Work to do: Using the listing below, give again exactly the lines from the line with "What matplotlib code" to the line with "ax.fill_between(x, x, 0, color=c, lw=0, zorder=2)", inclusive, without the pictures.

Information supplied:
-- BEGIN --
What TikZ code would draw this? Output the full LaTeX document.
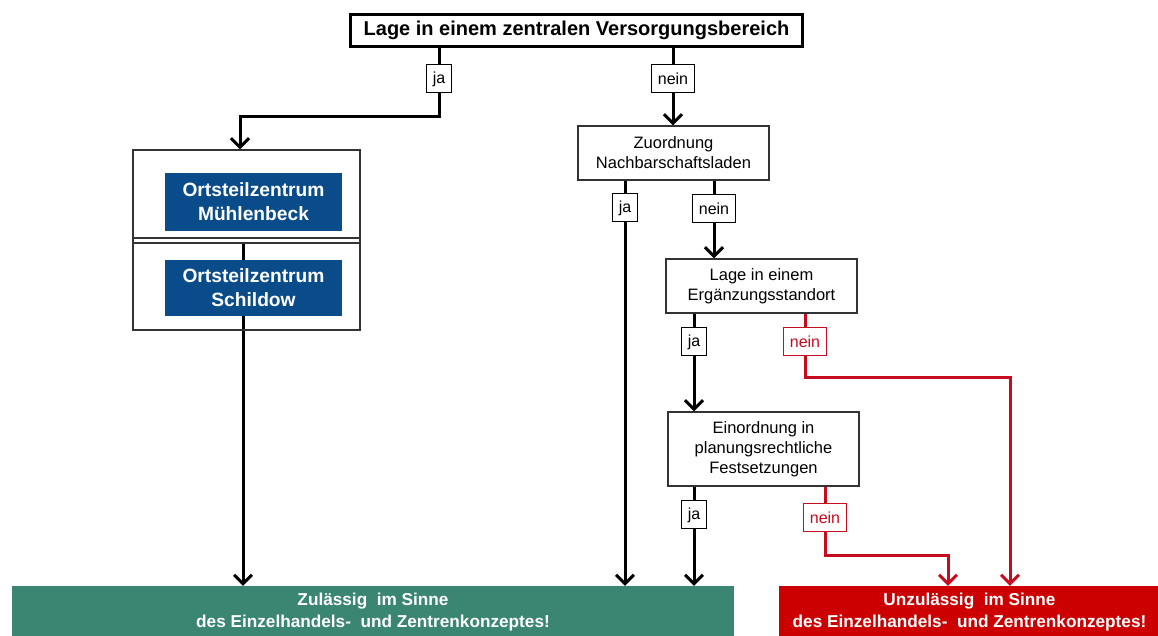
-- END --
-- BEGIN --
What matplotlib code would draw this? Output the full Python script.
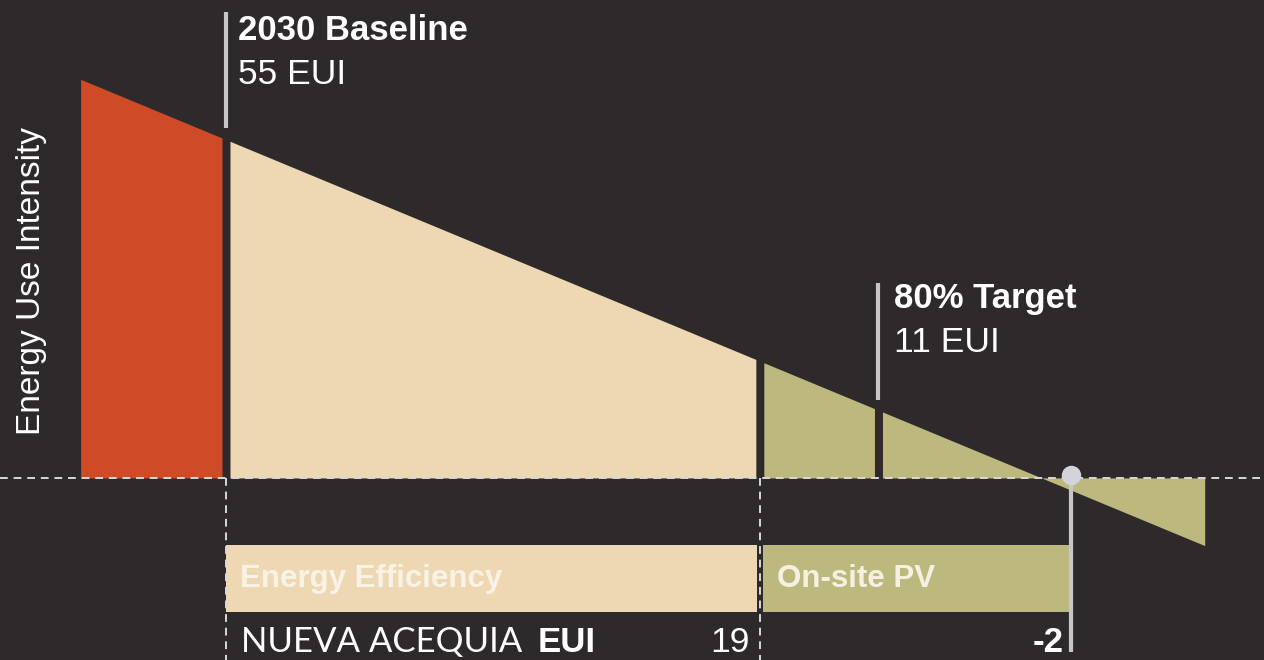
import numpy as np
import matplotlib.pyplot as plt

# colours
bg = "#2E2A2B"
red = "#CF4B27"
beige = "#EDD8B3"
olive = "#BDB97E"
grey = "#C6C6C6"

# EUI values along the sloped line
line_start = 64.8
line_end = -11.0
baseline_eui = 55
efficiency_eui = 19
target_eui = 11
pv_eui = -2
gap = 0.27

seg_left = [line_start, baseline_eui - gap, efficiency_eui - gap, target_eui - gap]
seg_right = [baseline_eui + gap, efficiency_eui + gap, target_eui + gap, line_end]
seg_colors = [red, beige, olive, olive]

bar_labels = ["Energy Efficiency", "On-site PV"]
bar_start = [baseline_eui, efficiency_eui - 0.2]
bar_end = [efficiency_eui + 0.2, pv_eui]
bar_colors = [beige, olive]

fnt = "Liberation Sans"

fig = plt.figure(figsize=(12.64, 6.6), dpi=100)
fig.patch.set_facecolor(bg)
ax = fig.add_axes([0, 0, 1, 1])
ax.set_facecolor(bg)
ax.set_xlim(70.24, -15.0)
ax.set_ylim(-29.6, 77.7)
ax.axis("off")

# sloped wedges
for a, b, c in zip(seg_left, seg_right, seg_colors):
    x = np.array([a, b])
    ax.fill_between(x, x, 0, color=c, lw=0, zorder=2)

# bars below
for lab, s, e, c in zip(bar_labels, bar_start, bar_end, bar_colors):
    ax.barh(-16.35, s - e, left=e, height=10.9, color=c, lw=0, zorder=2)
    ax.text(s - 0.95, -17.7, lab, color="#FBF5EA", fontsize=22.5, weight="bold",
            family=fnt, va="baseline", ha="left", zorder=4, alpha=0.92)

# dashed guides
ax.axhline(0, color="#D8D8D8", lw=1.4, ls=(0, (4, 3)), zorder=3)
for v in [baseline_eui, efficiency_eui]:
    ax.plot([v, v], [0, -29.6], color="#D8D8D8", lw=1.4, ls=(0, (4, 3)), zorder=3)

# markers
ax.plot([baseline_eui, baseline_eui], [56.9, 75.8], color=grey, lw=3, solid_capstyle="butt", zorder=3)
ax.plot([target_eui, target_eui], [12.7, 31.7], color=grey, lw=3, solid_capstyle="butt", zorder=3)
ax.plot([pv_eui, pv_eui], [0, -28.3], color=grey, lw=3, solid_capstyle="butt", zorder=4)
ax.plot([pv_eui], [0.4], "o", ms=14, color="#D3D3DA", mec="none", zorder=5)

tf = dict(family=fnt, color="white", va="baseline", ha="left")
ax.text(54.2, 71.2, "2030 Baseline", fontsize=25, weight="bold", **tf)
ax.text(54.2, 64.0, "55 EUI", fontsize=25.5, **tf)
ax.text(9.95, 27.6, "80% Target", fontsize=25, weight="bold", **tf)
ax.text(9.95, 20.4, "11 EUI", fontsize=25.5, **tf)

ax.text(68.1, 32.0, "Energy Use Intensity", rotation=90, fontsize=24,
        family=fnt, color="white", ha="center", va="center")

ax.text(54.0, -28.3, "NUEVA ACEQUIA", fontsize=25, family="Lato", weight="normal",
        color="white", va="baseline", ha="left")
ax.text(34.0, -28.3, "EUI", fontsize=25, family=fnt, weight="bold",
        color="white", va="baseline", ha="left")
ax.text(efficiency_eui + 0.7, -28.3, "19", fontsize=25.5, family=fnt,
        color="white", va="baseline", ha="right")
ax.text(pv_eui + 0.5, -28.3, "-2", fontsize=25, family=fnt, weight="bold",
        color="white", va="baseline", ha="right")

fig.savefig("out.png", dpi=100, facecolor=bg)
-- END --
-- BEGIN --
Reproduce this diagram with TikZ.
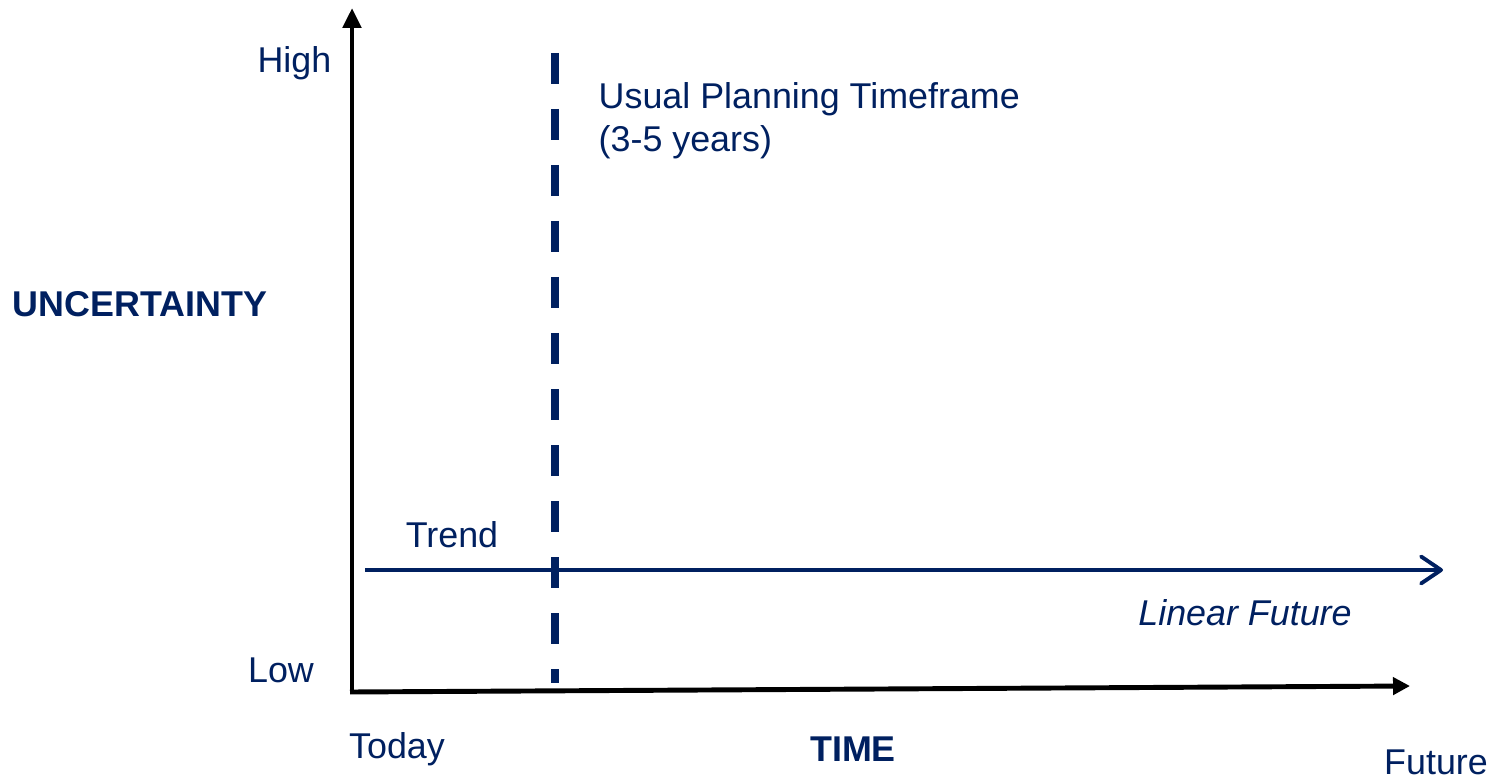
-- END --
The solution:
What matplotlib code would draw this? Output the full Python script.
import numpy as np
import matplotlib.pyplot as plt

# colours
bg = "#2E2A2B"
red = "#CF4B27"
beige = "#EDD8B3"
olive = "#BDB97E"
grey = "#C6C6C6"

# EUI values along the sloped line
line_start = 64.8
line_end = -11.0
baseline_eui = 55
efficiency_eui = 19
target_eui = 11
pv_eui = -2
gap = 0.27

seg_left = [line_start, baseline_eui - gap, efficiency_eui - gap, target_eui - gap]
seg_right = [baseline_eui + gap, efficiency_eui + gap, target_eui + gap, line_end]
seg_colors = [red, beige, olive, olive]

bar_labels = ["Energy Efficiency", "On-site PV"]
bar_start = [baseline_eui, efficiency_eui - 0.2]
bar_end = [efficiency_eui + 0.2, pv_eui]
bar_colors = [beige, olive]

fnt = "Liberation Sans"

fig = plt.figure(figsize=(12.64, 6.6), dpi=100)
fig.patch.set_facecolor(bg)
ax = fig.add_axes([0, 0, 1, 1])
ax.set_facecolor(bg)
ax.set_xlim(70.24, -15.0)
ax.set_ylim(-29.6, 77.7)
ax.axis("off")

# sloped wedges
for a, b, c in zip(seg_left, seg_right, seg_colors):
    x = np.array([a, b])
    ax.fill_between(x, x, 0, color=c, lw=0, zorder=2)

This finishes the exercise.